I have a large CSV file that I want to proccess with a rate limit. The Splitter Pattern provides exactly what I'm looking for except I can't quite figure out how out how to combine it with the CSV Component.
From the splitter documentation you can handle CSV's like:
from("file:inbox")
.split().tokenize("\n", 1000).streaming()
.to("activemq:queue:order");
But idealy I'd like to make use of the Apache Camel CSV component to handle the mash do something more like:
from("file:inbox")
.unmarshal().csv().split()
.streaming().parallelProcessing()
.throttle(requestsPerSecond)
.bean(new ValidateProcess(), "validate")
.marshal().csv().to("file:outbox");
I know the code above is completely wrong but hopefully it conveys what I'm trying to achieve. Would this be at all feasible?
So for some reason I couldn't figure this out earlier, I think I was having issue with my classpath not picking up the dependency on org.apache.camel:camel-csv
. Once I sorted that out everything was fine.

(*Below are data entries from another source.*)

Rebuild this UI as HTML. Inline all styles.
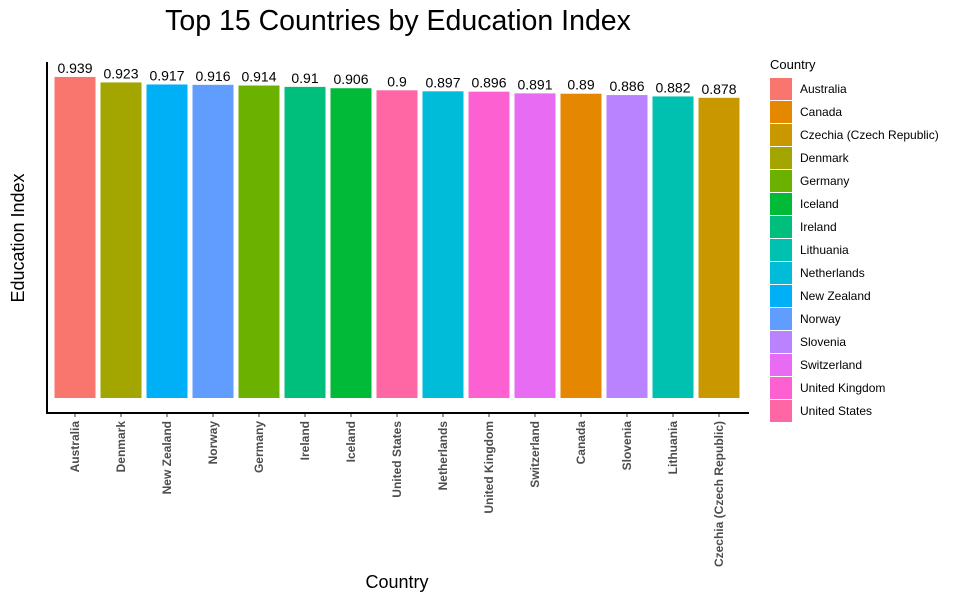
<!DOCTYPE html>
<html><head><meta charset="utf-8"><style>
body{margin:0;background:#fff;font-family:"Liberation Sans",sans-serif}
</style></head><body>
<svg id="c" width="956" height="599" xmlns="http://www.w3.org/2000/svg">
<text x="398" y="30" font-size="28.5" text-anchor="middle" fill="#000">Top 15 Countries by Education Index</text>
<text x="397" y="588" font-size="18" text-anchor="middle">Country</text>
<text transform="translate(24,238) rotate(-90)" font-size="18" text-anchor="middle">Education Index</text>
<g id="bars"></g>
<line x1="47" y1="62" x2="47" y2="414" stroke="#000" stroke-width="2"/>
<line x1="46" y1="413" x2="749" y2="413" stroke="#000" stroke-width="2"/>
<text x="770" y="69" font-size="13">Country</text>
<g id="legend"></g>
</svg>
<script>
const categories=["Australia","Denmark","New Zealand","Norway","Germany","Ireland","Iceland","United States","Netherlands","United Kingdom","Switzerland","Canada","Slovenia","Lithuania","Czechia (Czech Republic)"];
const values=[0.939,0.923,0.917,0.916,0.914,0.91,0.906,0.9,0.897,0.896,0.891,0.89,0.886,0.882,0.878];
const labels=["0.939","0.923","0.917","0.916","0.914","0.91","0.906","0.9","0.897","0.896","0.891","0.89","0.886","0.882","0.878"];
const legendNames=["Australia","Canada","Czechia (Czech Republic)","Denmark","Germany","Iceland","Ireland","Lithuania","Netherlands","New Zealand","Norway","Slovenia","Switzerland","United Kingdom","United States"];
const legendColors=["#F8766D","#E58700","#C99800","#A3A500","#6BB100","#00BA38","#00BF7D","#00C0AF","#00BCD8","#00B0F6","#619CFF","#B983FF","#E76BF3","#FD61D1","#FF67A4"];
const NS="http://www.w3.org/2000/svg";
const y0=398,k=341.9;
const yS=v=>y0-v*k;
const xS=i=>75+i*46;
const col=n=>legendColors[legendNames.indexOf(n)];
const bars=document.getElementById('bars');
categories.forEach((c,i)=>{
 const r=document.createElementNS(NS,'rect');
 r.setAttribute('x',xS(i)-20.5);r.setAttribute('width',41);
 r.setAttribute('y',yS(values[i]));r.setAttribute('height',values[i]*k);
 r.setAttribute('fill',col(c));
 
 
 bars.appendChild(r);
 const t=document.createElementNS(NS,'text');
 t.setAttribute('x',xS(i));t.setAttribute('y',yS(values[i])-4);
 t.setAttribute('font-size','14');t.setAttribute('text-anchor','middle');
 t.textContent=labels[i];
 
 
 bars.appendChild(t);
 const tk=document.createElementNS(NS,'line');
 tk.setAttribute('x1',xS(i));tk.setAttribute('x2',xS(i));tk.setAttribute('y1',413);tk.setAttribute('y2',417);
 tk.setAttribute('stroke','#333');
 
 
 bars.appendChild(tk);
 const lb=document.createElementNS(NS,'text');
 lb.setAttribute('transform','translate('+(xS(i)+4)+',421) rotate(-90)');
 lb.setAttribute('font-size','12');lb.setAttribute('font-weight','bold');lb.setAttribute('fill','#4d4d4d');
 lb.setAttribute('text-anchor','end');
 lb.textContent=c;
 
 
 bars.appendChild(lb);
});
const lg=document.getElementById('legend');
legendNames.forEach((n,i)=>{
 const r=document.createElementNS(NS,'rect');
 r.setAttribute('x',770);r.setAttribute('y',78+i*23);r.setAttribute('width',22);r.setAttribute('height',22);
 r.setAttribute('fill',legendColors[i]);
 
 
 lg.appendChild(r);
 const t=document.createElementNS(NS,'text');
 t.setAttribute('x',800);t.setAttribute('y',93+i*23);t.setAttribute('font-size','12');
 t.textContent=n;
 
 
 lg.appendChild(t);
});
</script>
</body></html>
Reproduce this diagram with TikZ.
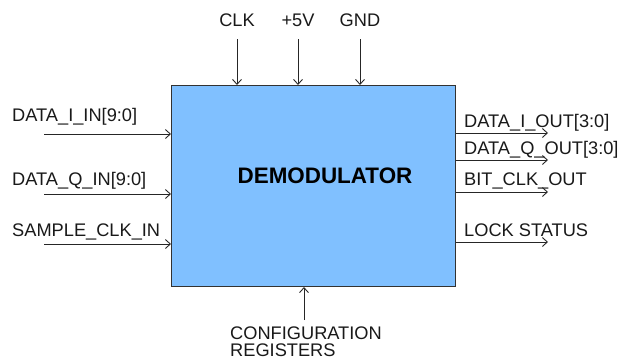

Here's what I ended up with:
final CsvDataFormat csv = new CsvDataFormat(";");
csv.setLazyLoad(true);
csv.setSkipFirstLine(true);
from(in).unmarshal(csv).split(body()).streaming().parallelProcessing()
.bean(validator, "validateNumber")
.filter(header(ValidateProcess.Valid).isEqualTo(true))
.throttle(tps).bean(validator, "validate")
.marshal().csv()
.to(out).log("done.").end();
Basicaly I wanted to stream process a CSV
containing numbers against an API
which is rate limited at 50 TPS and output the result to csv file.